Washington, United States–Somalia is set to receive debt relief of $4.5 billion from international creditors, the International Monetary Fund and World Bank announced Wednesday, as part of a debt forgiveness initiative overseen by both organizations.
The east African country is one of the poorest in the world, struggling to recover from decades of civil war, and with around 70 percent of its population living on less than $1.90 a day.
“This debt relief will facilitate access to critical additional financial resources that will help Somalia strengthen its economy, reduce poverty, and promote job creation,” the IMF said.
The green light comes as Somalia reached the “completion point” of the Heavily Indebted Poor Countries Initiative (HIPC), the fund added in a statement.
Somalia’s external debt has fallen from 64 percent of gross domestic product in 2018 to less than six percent of GDP by the end of 2023.

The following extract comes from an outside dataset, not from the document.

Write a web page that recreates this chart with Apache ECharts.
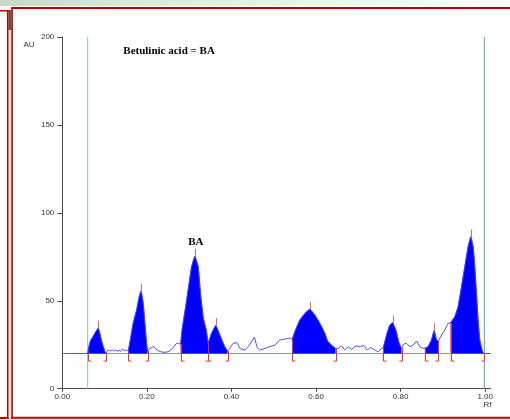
<!DOCTYPE html>
<html><head><meta charset="utf-8">
<script src="https://cdn.jsdelivr.net/npm/echarts@6/dist/echarts.min.js"></script>
<style>html,body{margin:0;padding:0;background:#fff}#c{width:510px;height:419px}</style>
</head><body><div id="c"></div><script>
// ---- data ----
const signalX = [0,0.060,0.063,0.067,0.072,0.077,0.085,0.093,0.1,0.1031,0.106,0.11,0.114,0.118,0.122,0.126,0.13,0.134,0.138,0.142,0.147,0.151,
0.1558,0.1615,0.1676,0.1757,0.1818,0.1862,0.1913,0.1953,0.1993,0.2017,0.2054,0.2149,0.2267,0.2385,0.2504,0.2608,0.2702,
0.2797,0.283,0.2875,0.2953,0.3057,0.3135,0.3213,0.3272,0.3336,0.3407,0.345,0.3529,0.3631,0.3726,0.379,0.385,0.3908,
0.3962,0.404,0.4135,0.4199,0.4317,0.4395,0.4475,0.454,0.4608,0.4671,0.479,0.4908,0.5026,0.5144,0.5262,0.538,
0.5435,0.5499,0.5617,0.5735,0.5853,0.5972,0.609,0.6208,0.6272,0.6366,0.6461,
0.6522,0.6603,0.6681,0.6759,0.6839,0.6941,0.7035,0.713,0.7208,0.7288,0.739,0.7468,0.7548,
0.7586,0.7667,0.7745,0.7809,0.7887,0.7965,0.8021,0.8076,0.814,0.8218,0.8296,0.8376,0.8454,0.8532,
0.8572,0.865,0.873,0.8792,0.8849,0.8887,0.8967,0.9045,0.9123,
0.918,0.9281,0.9359,0.944,0.9518,0.9596,0.966,0.9714,0.9754,0.9794,0.9832,0.9872,0.9936,0.9967];
const signalAU = [20,20,24,27.5,29.3,31.5,34.5,27,21.5,20,21.5,22,21.4,22.2,21.3,22,21.2,21.9,21.3,22.5,21.6,22,
21.4,28.6,37.2,44.7,52.3,55.5,48.5,37.2,25.8,21.6,22.4,23.9,21.6,20.7,21,22.9,25.8,
25.4,33,40,52.3,69.3,75.3,69.3,53,40,33,25.8,31.5,36,30.5,26.7,23.5,21.5,
22.9,25.8,26.1,22.9,22,23.9,26.7,29.2,23.5,22,22.9,23.9,24.8,27.7,28.2,28.8,
28,32.4,39,42.8,45.2,41.9,37.2,31.5,27.1,24.8,23,
22.9,24.3,22,23.9,22.4,24.3,23.9,24.6,22,23.3,22,21,23,
23,30.5,36.2,37.5,33.4,25.8,23,25.4,25.8,23.9,24.8,27.1,23.9,23,
23,23.9,27.7,33,27.7,27.1,30.5,33.4,37.2,
37.5,40.9,46.6,58,69.3,80.7,86.4,80.7,69.3,54.2,39,27.7,21,20];
const peakStart = [0.06,0.1558,0.2797,0.345,0.5435,0.7586,0.8572,0.918];
const peakEnd   = [0.1031,0.2017,0.345,0.3908,0.6461,0.8021,0.8887,0.9967];
const baselineAU = 20;
const bracketAU = 15.7;
const frontRf = [0.06, 0.998];
const xTicks = [0,0.2,0.4,0.6,0.8,1.0];
const yTicks = [0,50,100,150,200];

// ---- build ----
const SM = 0.1;
const signal = signalX.map((x,i)=>[x, signalAU[i]]);
const valAt = x => { const i = signalX.indexOf(x); return signalAU[i]; };
const fills = peakStart.map((s,k)=>({
  type:'line', data: signal.filter(p=>p[0]>=s && p[0]<=peakEnd[k]),
  symbol:'none', smooth:SM, lineStyle:{width:0.6,color:'#0000ff'},
  areaStyle:{color:'#0000ff',opacity:1,origin:baselineAU}, z:3, silent:true
}));
const brackets = [];
peakStart.forEach((s,k)=>{ brackets.push([s, valAt(s), 1]); brackets.push([peakEnd[k], valAt(peakEnd[k]), -1]); });
const apexes = peakStart.map((s,k)=>{
  const pts = signal.filter(p=>p[0]>=s && p[0]<=peakEnd[k]);
  return pts.reduce((a,b)=>b[1]>a[1]?b:a);
});

const chart = echarts.init(document.getElementById('c'));
chart.setOption({
  animation:false,
  backgroundColor:'#ffffff',
  grid:{left:62.3, top:37, width:428.4, height:351.7, containLabel:false},
  xAxis:{type:'value', min:0, max:1.013,
    splitLine:{show:false},
    axisLine:{lineStyle:{color:'#4a4a4a',width:1}},
    axisTick:{customValues:xTicks, length:3, lineStyle:{color:'#4a4a4a'}},
    axisLabel:{customValues:xTicks, formatter:v=>v.toFixed(2), fontSize:8, color:'#333', margin:4, fontFamily:'Liberation Sans'}},
  yAxis:{type:'value', min:0, max:200, interval:50,
    splitLine:{show:false},
    axisLine:{show:true, lineStyle:{color:'#4a4a4a',width:1}},
    axisTick:{show:true, length:5, lineStyle:{color:'#4a4a4a'}},
    axisLabel:{fontSize:8, color:'#333', margin:8, fontFamily:'Liberation Sans'}},
  series:[
    {type:'line', data:[[frontRf[0],baselineAU],[frontRf[1],baselineAU]], symbol:'none', lineStyle:{color:'#6fa6a6',width:1}, z:1, silent:true},
    {type:'line', data:[[frontRf[1],baselineAU],[1.013,baselineAU]], symbol:'none', lineStyle:{color:'#555',width:1}, z:1, silent:true},
    {type:'line', data:[[frontRf[0],0],[frontRf[0],200]], symbol:'none', lineStyle:{color:'#92c0c0',width:1}, z:1, silent:true},
    {type:'line', data:[[frontRf[1],0],[frontRf[1],200]], symbol:'none', lineStyle:{color:'#5fa3a0',width:1}, z:1, silent:true},
    ...fills,
    {type:'line', data:signal, symbol:'none', smooth:SM, lineStyle:{color:'#4040ff',width:1}, z:4, silent:true},
    {type:'custom', data:brackets, z:5, silent:true,
      renderItem:(params, api)=>{
        const x = api.value(0), top = api.value(1), dir = api.value(2);
        const p0 = api.coord([x, top]), p1 = api.coord([x, bracketAU]);
        return {type:'polyline', shape:{points:[[Math.round(p0[0])+0.5,p0[1]],[Math.round(p1[0])+0.5,p1[1]],[Math.round(p1[0])+0.5+dir*3,p1[1]]]},
          style:{stroke:'#ff2a2a', lineWidth:1, fill:null}};
      }},
    {type:'custom', data:apexes, z:5, silent:true,
      renderItem:(params, api)=>{
        const x = api.value(0), v = api.value(1);
        const p0 = api.coord([x, v]), p1 = api.coord([x, v+4.2]);
        return {type:'line', shape:{x1:Math.round(p0[0])+0.5,y1:p0[1],x2:Math.round(p1[0])+0.5,y2:p1[1]},
          style:{stroke:'#ff6060', lineWidth:1}};
      }}
  ],
  graphic:[
    {type:'rect', shape:{x:0,y:0,width:510,height:6}, style:{fill:new echarts.graphic.LinearGradient(0,0,1,0,[{offset:0,color:'#c5d9c5'},{offset:0.3,color:'#dfeadf'},{offset:1,color:'#ffffff'}])}, silent:true},
    {type:'rect', shape:{x:8.5,y:10,width:2.8,height:409}, style:{fill:'#ebe3d2'}, silent:true},
    {type:'rect', shape:{x:8.5,y:10,width:2.8,height:20}, style:{fill:'#4f6040'}, silent:true},
    {type:'rect', shape:{x:0,y:10,width:8.5,height:1.5}, style:{fill:'#c00000'}, silent:true},
    {type:'rect', shape:{x:7,y:10,width:1.5,height:409}, style:{fill:'#c00000'}, silent:true},
    {type:'rect', shape:{x:0,y:417,width:8.5,height:2}, style:{fill:'#c00000'}, silent:true},
    {type:'rect', shape:{x:11.3,y:7,width:498.7,height:2}, style:{fill:'#c00000'}, silent:true},
    {type:'rect', shape:{x:11.3,y:7,width:1.6,height:412}, style:{fill:'#c00000'}, silent:true},
    {type:'rect', shape:{x:11.3,y:416.8,width:498.7,height:2}, style:{fill:'#c00000'}, silent:true},
    {type:'text', x:29, y:45, style:{text:'AU', fontSize:8, fontFamily:'Liberation Sans', fill:'#333', align:'center', verticalAlign:'middle'}},
    {type:'text', x:487.5, y:404.5, style:{text:'Rf', fontSize:8, fontFamily:'Liberation Sans', fill:'#333', align:'center', verticalAlign:'middle'}},
    {type:'text', x:123.3, y:51, style:{text:'Betulinic acid = BA', font:'bold 11px "Liberation Serif"', fill:'#000', align:'left', verticalAlign:'middle'}},
    {type:'text', x:195.8, y:242, style:{text:'BA', font:'bold 11px "Liberation Serif"', fill:'#000', align:'center', verticalAlign:'middle'}}
  ]
});
</script></body></html>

Debt service relief has been provided by the IMF, International Development Association, African Development Fund and other multilateral, bilateral and commercial creditors.
‘Significant strides’
The US Treasury Department added in a separate statement on Wednesday that Washington intends to cancel 100 percent of its remaining claims, “bringing the total amount of U.S. debt relief for Somalia under HIPC to around $1 billion.”
The aim is to “support Somalia as it continues rebuilding its economy,” Treasury said.
“For Somalia to move forward in the positive economic direction we all needed, we had to reform our laws, systems, policies, and practices,” said Somalia’s President Hassan Sheikh Mohamud.
He added that the country’s debt relief process has involved nearly a decade of governmental efforts spanning three political administrations.
The IMF noted that Somalia has implemented a poverty reduction strategy for at least a year, maintaining a “track record of sound macroeconomic management.”
“Somalia has made significant strides in rebuilding its economy and institutions after a devastating civil war,” said Jihad Azour, director of the IMF’s Middle East and Central Asia department.
“Maintaining sound macroeconomic policies and sustaining the reform momentum remain critical… to reap the full benefits of the debt relief.”